‘H-1B visa programme discriminates against women’

PT Updated - March 12, 2018 at 09:15 PM.

The much sought after H-1B visa programme, particularly among Indian technology graduates, discriminates against women, a US Congressional Committee was told, citing that workers coming to America under the scheme were mostly men.

“My own experience tells me that the vast majority of H-1B workers are men. Everybody knows this in the US, where outsourcing companies get more than half the capped H-1B visas, the ratio is more like 85 per cent men. That’s outrageous,” Karen Panetta, a senior official with the Institute of Electrical & Electronics Engineers-USA told senators at a Congressional hearing.

At the hearing on, ‘How Comprehensive Immigration Reform Should Address the Needs of Women and Families’ convened by the Senate Judiciary Committee, Panetta alleged the Department of Homeland Security (DHS) is not providing data related to how many women were issued the H-1B visas.

“Why doesn’t DHS already know exactly how many women get H-1B visas? If a major immigration programme effectively discriminated based on race or national origin, would that be okay? We urge this Committee to set aside any legislation proposing to increase H-1B visas until we have this data,” she said.

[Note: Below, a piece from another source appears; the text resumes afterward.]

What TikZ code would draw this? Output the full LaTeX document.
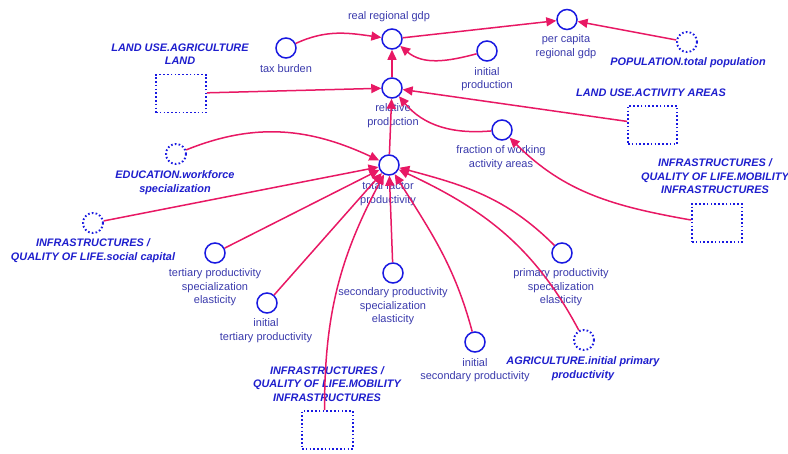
\documentclass[tikz,border=0pt]{standalone}
\usepackage{fontspec}
\setmainfont{Liberation Sans}
\usetikzlibrary{arrows.meta}
\definecolor{linkpink}{RGB}{232,24,100}
\definecolor{varblue}{RGB}{25,25,225}
\definecolor{txtblue}{RGB}{58,58,172}
\definecolor{refblue}{RGB}{30,30,205}

\begin{document}
\begin{tikzpicture}[x=1pt,y=1pt,
  var/.style={circle,draw=varblue,line width=1.5pt,fill=white,minimum size=20pt,inner sep=0pt},
  shadowvar/.style={circle,draw=varblue,line width=1.9pt,dash pattern=on 1.6pt off 2.2pt,fill=white,minimum size=20pt,inner sep=0pt},
  sector/.style={draw=varblue,line width=1.9pt,dash pattern=on 1.6pt off 2.2pt,minimum width=50pt,minimum height=38pt,inner sep=0pt},
  lbl/.style={text=txtblue,font=\fontsize{11}{13.5}\selectfont,align=center,inner sep=0pt},
  xlbl/.style={text=refblue,font=\fontsize{10.9}{13.5}\selectfont\bfseries\itshape,align=center,inner sep=0pt},
  link/.style={draw=linkpink,line width=1.5pt,-{Triangle[length=10pt,width=9pt]}},
]
\useasboundingbox (0,0) rectangle (788,-453);

% labels
\node[lbl] (rrgdp-l) at (389,-17) {real regional gdp};
\node[lbl] (pcgdp-l) at (566,-46.5) {per capita\\regional gdp};
\node[lbl] (tax-l) at (286,-68.5) {tax burden};
\node[lbl] (iprod-l) at (487,-79) {initial\\production};
\node[xlbl] (pop-l) at (688,-63) {POPULATION.total population};
\node[xlbl] (agland-l) at (180,-54) {LAND USE.AGRICULTURE\\LAND};
\node[lbl] (relprod-l) at (393,-115.5) {relative\\production};
\node[xlbl] (actareas-l) at (651,-93) {LAND USE.ACTIVITY AREAS};
\node[lbl] (fwaa-l) at (501,-157.5) {fraction of working\\activity areas};
\node[xlbl] (infraR-l) at (715,-176.5) {INFRASTRUCTURES /\\QUALITY OF LIFE.MOBILITY\\INFRASTRUCTURES};
\node[xlbl] (edu-l) at (175,-182.5) {EDUCATION.workforce\\specialization};
\node[lbl] (tfp-l) at (388,-193.5) {total factor\\productivity};
\node[xlbl] (socap-l) at (93,-250.5) {INFRASTRUCTURES /\\QUALITY OF LIFE.social capital};
\node[lbl] (tse-l) at (215,-287.5) {tertiary productivity\\specialization\\elasticity};
\node[lbl] (itp-l) at (266,-330.5) {initial\\tertiary productivity};
\node[lbl] (sse-l) at (393,-306.5) {secondary productivity\\specialization\\elasticity};
\node[lbl] (isp-l) at (475,-370) {initial\\secondary productivity};
\node[lbl] (pse-l) at (561,-287.5) {primary productivity\\specialization\\elasticity};
\node[xlbl] (agip-l) at (583,-368.5) {AGRICULTURE.initial primary\\productivity};
\node[xlbl] (infraB-l) at (327,-384) {INFRASTRUCTURES /\\QUALITY OF LIFE.MOBILITY\\INFRASTRUCTURES};

% variables
\node[var] (rrgdp) at (392,-39) {};
\node[var] (pcgdp) at (567,-19.5) {};
\node[var] (tax) at (286,-48) {};
\node[var] (iprod) at (487,-51) {};
\node[shadowvar] (pop) at (687,-42) {};
\node[var] (relprod) at (392,-88) {};
\node[var] (fwaa) at (502,-130) {};
\node[shadowvar] (edu) at (176,-154) {};
\node[var] (tfp) at (389,-165) {};
\node[shadowvar] (socap) at (93,-223) {};
\node[var] (tse) at (215,-253) {};
\node[var] (itp) at (267,-303) {};
\node[var] (sse) at (393,-273) {};
\node[var] (isp) at (475,-342) {};
\node[var] (pse) at (562,-253) {};
\node[shadowvar] (agip) at (584,-340) {};

% sector boxes
\node[sector] (agland) at (181,-93.5) {};
\node[sector,minimum width=49pt] (actareas) at (652.5,-125) {};
\node[sector] (infraR) at (717,-223) {};
\node[sector,minimum width=51pt] (infraB) at (327.5,-430) {};

% links
\draw[link] (tax) to[out=25,in=172] (rrgdp);
\draw[link] (rrgdp) -- (pcgdp);
\draw[link] (pop) -- (pcgdp);
\draw[link] (iprod) to[out=195,in=-40] (rrgdp);
\draw[link] (relprod) -- (rrgdp);
\draw[link] (agland) -- (relprod);
\draw[link] (actareas) -- (relprod);
\draw[link] (fwaa) to[out=185,in=-50] (relprod);
\draw[link] ([yshift=3pt]infraR.west) to[out=170,in=-45] (fwaa);
\draw[link] (tfp) -- (relprod);
\draw[link] (edu) to[out=22,in=155] (tfp);
\draw[link] (socap) -- (tfp);
\draw[link] (tse) -- (tfp);
\draw[link] (itp) -- (tfp);
\draw[link] ([xshift=-3pt]infraB.north) to[out=90,in=-118] (tfp);
\draw[link] (sse) -- (tfp);
\draw[link] (isp) to[out=105,in=-58] (tfp);
\draw[link] (agip) to[out=118,in=-25] (tfp);
\draw[link] (pse) to[out=135,in=-15] (tfp);
\end{tikzpicture}
\end{document}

“Surely you would not want to have voted substantial increases in the H-1B programme, only to discover that the data shows that not only is it mostly used by outsourcers whose business model is entirely about replacing American workers, but also that the H-1B visa programme effectively pushes women out of the STEM fields,” Panetta said.

Responding to questions from senators, Panetta said in countries such as India, some of the top graduates are women, and yet they don’t get opportunities to come to the US.

“So by providing STEM-educated people with the opportunity to come to the US, men and women, we believe that that would be able to make an impact on the number of women and diversity in the workforce, which has also huge cultural work environment implications,” Panetta, vice-president, Communications and Public Awareness from the Institute of Electrical & Electronics Engineers-USA said.

“So we’re hoping we’re not just addressing numbers, but we’re changing work cultures as well,” she added.